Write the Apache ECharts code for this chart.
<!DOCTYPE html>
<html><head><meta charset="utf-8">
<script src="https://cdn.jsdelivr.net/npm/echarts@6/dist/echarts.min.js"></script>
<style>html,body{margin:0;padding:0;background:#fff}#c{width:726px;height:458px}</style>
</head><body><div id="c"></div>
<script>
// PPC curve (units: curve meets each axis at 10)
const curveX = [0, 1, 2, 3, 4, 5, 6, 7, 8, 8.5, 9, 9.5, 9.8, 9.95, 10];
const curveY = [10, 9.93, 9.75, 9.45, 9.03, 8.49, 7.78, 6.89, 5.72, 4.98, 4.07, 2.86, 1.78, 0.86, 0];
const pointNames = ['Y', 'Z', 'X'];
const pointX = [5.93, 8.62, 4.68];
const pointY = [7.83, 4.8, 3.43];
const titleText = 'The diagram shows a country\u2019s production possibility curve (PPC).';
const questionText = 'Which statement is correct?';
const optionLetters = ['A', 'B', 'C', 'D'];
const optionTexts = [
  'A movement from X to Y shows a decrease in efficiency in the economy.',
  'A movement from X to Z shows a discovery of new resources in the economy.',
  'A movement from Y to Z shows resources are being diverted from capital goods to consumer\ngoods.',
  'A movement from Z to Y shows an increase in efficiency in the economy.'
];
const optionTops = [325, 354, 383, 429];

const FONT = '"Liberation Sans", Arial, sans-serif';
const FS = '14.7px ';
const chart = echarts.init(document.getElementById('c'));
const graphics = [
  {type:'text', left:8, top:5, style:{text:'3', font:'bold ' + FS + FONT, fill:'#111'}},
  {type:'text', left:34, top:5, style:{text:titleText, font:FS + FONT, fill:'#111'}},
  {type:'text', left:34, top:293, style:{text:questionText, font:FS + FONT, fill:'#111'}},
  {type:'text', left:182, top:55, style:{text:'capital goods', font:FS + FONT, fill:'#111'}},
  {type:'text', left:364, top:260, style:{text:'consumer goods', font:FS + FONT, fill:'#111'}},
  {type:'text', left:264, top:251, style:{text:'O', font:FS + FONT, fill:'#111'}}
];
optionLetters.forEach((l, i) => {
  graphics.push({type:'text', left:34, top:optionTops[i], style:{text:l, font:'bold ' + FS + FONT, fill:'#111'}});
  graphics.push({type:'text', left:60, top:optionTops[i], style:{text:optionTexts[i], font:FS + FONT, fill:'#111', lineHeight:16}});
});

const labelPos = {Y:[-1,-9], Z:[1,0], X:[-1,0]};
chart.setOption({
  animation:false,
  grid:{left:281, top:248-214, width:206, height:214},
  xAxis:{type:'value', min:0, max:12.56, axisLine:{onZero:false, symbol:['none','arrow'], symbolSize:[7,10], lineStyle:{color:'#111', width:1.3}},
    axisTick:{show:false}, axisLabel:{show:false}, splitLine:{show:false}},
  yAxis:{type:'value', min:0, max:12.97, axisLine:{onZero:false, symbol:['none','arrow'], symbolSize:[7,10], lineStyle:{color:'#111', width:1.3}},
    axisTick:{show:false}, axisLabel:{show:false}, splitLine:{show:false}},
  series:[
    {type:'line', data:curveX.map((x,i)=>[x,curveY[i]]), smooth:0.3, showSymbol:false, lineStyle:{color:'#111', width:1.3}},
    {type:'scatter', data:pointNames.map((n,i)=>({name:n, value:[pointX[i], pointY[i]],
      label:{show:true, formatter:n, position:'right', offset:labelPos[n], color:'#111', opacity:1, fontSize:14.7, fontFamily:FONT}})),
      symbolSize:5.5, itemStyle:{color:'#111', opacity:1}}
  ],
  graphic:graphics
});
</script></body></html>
---
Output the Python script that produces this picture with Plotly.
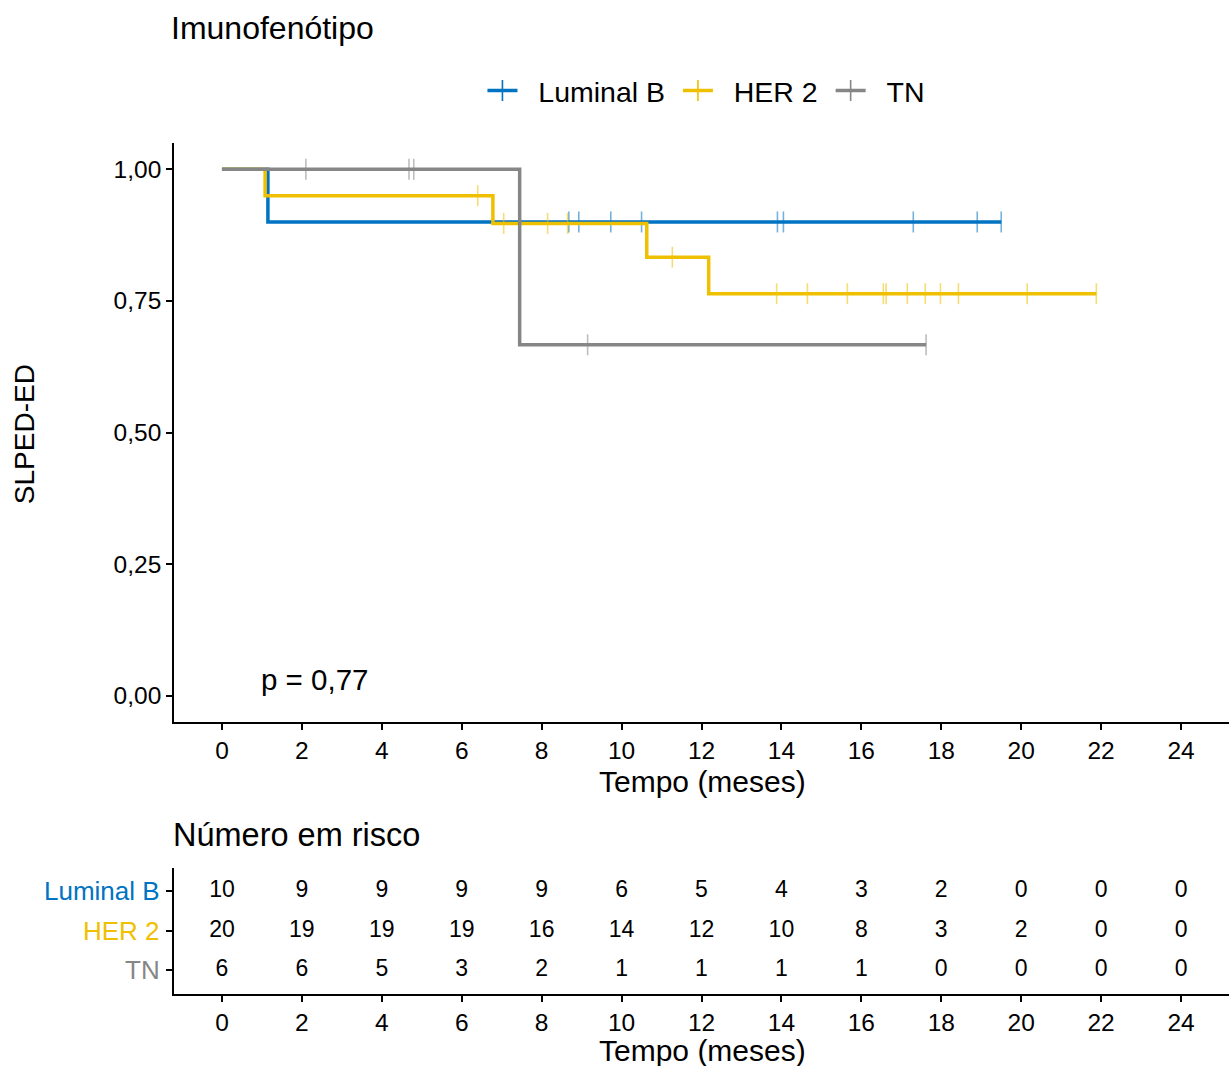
==
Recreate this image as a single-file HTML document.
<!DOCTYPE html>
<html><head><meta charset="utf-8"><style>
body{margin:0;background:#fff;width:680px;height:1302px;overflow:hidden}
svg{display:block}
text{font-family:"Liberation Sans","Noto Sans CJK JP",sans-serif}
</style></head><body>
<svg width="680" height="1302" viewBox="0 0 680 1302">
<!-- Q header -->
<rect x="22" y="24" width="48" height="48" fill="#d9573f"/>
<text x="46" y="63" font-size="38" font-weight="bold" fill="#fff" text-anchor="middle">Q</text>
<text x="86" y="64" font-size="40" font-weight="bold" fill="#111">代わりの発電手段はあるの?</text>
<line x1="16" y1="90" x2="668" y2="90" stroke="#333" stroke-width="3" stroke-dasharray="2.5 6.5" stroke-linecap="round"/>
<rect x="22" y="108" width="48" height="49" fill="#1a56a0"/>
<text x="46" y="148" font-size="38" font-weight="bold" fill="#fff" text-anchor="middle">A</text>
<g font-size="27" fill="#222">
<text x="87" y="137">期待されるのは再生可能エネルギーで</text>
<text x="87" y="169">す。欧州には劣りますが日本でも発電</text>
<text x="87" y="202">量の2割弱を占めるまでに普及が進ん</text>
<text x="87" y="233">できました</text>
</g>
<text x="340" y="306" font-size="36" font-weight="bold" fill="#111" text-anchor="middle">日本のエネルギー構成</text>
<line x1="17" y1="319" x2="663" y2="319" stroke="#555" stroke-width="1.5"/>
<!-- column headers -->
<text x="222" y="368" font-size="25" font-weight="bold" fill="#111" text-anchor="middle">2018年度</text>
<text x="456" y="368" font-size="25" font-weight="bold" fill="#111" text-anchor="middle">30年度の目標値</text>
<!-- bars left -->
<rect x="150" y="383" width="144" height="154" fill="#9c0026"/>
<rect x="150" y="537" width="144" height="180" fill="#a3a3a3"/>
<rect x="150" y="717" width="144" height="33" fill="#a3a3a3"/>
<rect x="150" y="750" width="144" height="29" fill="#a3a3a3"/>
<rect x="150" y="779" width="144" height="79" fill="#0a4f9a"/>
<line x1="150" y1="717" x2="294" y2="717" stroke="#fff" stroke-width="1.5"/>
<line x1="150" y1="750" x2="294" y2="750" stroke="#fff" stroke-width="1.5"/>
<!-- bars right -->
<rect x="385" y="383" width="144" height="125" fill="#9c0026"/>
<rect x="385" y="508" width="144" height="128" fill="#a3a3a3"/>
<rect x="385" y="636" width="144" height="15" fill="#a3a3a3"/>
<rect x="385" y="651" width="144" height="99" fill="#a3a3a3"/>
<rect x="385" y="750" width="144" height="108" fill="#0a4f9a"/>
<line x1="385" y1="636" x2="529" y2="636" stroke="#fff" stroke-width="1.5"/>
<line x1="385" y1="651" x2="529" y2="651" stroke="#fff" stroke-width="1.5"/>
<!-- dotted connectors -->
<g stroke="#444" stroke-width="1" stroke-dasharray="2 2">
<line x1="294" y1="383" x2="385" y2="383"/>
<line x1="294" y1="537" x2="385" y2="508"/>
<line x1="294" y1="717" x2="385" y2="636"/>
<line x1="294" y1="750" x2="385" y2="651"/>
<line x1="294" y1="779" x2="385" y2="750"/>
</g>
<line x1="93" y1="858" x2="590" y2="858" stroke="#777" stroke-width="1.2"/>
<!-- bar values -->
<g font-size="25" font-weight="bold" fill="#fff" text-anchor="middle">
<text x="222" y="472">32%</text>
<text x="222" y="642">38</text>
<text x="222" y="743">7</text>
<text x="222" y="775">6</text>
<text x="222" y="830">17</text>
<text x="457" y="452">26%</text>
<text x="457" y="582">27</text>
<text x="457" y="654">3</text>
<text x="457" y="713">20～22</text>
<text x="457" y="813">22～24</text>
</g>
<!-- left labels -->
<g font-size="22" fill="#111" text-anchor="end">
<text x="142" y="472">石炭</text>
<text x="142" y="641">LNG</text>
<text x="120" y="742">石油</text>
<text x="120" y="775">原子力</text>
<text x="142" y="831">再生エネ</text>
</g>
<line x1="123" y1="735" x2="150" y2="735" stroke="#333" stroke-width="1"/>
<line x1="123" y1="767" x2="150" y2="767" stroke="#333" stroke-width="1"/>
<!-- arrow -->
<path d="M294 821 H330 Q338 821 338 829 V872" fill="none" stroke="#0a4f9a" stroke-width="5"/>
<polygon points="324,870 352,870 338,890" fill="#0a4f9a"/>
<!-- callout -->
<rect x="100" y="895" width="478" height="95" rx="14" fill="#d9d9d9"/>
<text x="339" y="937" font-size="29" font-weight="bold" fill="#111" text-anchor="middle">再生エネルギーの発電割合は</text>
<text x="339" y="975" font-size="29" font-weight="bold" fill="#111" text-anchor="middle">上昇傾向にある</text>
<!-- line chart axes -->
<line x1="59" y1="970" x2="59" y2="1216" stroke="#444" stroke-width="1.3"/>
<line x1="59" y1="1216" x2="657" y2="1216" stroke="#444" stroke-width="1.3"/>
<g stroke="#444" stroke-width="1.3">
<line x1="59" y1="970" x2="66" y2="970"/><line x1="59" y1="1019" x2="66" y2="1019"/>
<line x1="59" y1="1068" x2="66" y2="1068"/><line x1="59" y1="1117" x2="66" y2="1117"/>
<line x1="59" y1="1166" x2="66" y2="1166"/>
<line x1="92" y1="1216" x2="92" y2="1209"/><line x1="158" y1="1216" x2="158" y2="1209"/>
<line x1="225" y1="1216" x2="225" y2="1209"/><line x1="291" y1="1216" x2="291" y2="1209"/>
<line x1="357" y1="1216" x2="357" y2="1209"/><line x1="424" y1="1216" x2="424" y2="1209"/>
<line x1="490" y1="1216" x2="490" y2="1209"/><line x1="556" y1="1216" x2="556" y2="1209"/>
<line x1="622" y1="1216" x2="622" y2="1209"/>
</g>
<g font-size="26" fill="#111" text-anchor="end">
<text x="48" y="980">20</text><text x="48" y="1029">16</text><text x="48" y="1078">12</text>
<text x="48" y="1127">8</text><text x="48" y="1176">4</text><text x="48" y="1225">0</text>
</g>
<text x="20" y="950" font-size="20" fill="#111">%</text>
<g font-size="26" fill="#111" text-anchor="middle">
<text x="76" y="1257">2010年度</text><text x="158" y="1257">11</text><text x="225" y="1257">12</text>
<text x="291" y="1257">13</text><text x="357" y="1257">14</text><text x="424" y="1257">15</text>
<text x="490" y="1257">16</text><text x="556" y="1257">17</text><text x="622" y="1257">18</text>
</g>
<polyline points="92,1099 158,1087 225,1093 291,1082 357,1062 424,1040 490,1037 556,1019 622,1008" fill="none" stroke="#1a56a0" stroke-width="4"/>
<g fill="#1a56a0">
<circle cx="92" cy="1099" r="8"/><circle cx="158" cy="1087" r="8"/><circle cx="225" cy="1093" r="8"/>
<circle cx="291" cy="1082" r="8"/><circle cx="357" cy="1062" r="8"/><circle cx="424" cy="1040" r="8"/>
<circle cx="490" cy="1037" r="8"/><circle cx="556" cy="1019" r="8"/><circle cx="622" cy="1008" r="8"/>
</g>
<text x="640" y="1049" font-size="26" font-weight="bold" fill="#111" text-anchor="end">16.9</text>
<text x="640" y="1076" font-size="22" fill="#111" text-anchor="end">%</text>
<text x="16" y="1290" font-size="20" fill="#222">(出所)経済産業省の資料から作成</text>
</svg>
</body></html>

▸ Instruction: Out of the records, collect only those lines that contain the string "this".

▸ Task answer:
Write the Apache ECharts code for this chart.
Output the Python script that produces this picture with Plotly.
Recreate this image as a single-file HTML document.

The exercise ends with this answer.